• EXERCISE AIM: Go through the listing beneath this task and return every line that carries the string "chart".

======

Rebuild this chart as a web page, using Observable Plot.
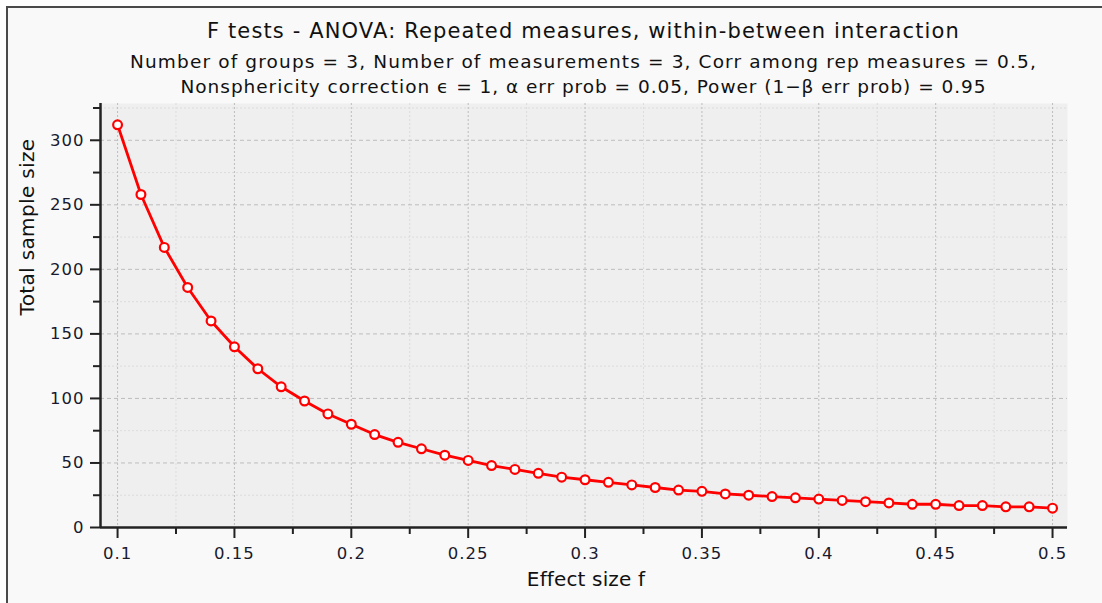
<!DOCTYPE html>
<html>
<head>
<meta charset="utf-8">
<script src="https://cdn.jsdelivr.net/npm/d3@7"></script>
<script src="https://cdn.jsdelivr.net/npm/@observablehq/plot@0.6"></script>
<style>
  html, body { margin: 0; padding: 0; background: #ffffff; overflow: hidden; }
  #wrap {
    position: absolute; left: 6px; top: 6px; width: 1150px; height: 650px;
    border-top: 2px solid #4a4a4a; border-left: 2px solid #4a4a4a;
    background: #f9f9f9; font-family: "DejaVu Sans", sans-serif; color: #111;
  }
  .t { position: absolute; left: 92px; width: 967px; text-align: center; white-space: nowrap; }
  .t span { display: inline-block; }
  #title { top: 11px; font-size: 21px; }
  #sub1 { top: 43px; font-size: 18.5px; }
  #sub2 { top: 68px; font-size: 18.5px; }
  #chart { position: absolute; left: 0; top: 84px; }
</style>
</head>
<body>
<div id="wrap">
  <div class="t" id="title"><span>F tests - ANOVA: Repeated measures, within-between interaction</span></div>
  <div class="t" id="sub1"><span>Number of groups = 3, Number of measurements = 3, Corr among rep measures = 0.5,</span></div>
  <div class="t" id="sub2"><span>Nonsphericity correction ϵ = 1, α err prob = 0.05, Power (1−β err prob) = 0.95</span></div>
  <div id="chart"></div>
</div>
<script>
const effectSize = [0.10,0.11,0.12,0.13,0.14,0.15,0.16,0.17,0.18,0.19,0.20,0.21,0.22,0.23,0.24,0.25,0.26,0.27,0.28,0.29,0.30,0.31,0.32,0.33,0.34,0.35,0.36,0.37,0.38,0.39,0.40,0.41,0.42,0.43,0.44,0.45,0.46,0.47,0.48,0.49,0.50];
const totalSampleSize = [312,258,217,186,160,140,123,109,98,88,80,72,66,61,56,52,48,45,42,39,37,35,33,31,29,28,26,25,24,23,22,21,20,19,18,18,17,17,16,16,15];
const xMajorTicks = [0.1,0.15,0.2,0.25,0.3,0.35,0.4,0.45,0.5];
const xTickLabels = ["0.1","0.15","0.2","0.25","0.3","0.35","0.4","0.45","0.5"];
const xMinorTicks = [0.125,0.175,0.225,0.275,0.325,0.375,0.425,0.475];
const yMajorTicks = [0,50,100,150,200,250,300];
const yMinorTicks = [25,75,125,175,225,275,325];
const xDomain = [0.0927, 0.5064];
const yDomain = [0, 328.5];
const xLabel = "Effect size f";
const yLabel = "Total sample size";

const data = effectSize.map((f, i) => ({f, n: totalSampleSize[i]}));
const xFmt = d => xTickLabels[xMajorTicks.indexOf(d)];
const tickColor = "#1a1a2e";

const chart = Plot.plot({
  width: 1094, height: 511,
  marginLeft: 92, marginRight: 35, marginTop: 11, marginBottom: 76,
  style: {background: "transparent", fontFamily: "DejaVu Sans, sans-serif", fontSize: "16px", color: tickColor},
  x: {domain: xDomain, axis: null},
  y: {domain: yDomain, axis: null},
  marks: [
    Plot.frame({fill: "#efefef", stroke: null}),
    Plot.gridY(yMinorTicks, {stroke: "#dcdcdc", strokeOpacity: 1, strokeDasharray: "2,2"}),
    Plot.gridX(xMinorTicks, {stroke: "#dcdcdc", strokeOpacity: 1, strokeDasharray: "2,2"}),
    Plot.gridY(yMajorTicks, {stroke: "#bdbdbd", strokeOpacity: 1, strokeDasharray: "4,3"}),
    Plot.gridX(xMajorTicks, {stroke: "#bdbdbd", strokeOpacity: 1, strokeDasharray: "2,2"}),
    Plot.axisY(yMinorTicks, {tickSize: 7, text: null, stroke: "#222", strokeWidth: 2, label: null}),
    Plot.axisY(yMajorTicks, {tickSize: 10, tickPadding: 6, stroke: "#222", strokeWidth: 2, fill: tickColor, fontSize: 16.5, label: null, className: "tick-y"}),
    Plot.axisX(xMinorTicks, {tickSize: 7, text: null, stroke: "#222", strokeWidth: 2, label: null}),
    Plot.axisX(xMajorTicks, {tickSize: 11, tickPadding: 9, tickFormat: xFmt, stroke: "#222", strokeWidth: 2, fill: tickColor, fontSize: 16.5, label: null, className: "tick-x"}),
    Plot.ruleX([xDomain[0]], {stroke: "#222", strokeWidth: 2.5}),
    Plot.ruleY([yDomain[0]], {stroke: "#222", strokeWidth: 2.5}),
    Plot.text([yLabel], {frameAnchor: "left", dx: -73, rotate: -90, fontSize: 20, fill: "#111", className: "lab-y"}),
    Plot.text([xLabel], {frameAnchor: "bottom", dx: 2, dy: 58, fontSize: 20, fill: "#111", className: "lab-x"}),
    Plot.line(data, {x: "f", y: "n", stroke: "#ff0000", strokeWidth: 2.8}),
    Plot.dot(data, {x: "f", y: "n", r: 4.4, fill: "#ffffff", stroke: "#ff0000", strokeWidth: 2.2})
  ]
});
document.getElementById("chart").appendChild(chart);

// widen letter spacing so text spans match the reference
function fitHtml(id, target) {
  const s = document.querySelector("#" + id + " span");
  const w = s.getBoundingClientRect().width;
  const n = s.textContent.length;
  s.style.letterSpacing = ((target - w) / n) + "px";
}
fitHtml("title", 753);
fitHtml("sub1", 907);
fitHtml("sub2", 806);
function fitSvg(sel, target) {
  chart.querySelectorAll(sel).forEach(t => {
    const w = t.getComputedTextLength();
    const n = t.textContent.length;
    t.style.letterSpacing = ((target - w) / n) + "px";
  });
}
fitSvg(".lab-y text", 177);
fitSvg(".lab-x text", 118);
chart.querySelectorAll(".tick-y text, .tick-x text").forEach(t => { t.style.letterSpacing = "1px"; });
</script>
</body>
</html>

======

• REPLY TO THE TASK:
Rebuild this chart as a web page, using Observable Plot.
  #chart { position: absolute; left: 0; top: 84px; }
  <div id="chart"></div>
const chart = Plot.plot({
document.getElementById("chart").appendChild(chart);
  chart.querySelectorAll(sel).forEach(t => {
chart.querySelectorAll(".tick-y text, .tick-x text").forEach(t => { t.style.letterSpacing = "1px"; });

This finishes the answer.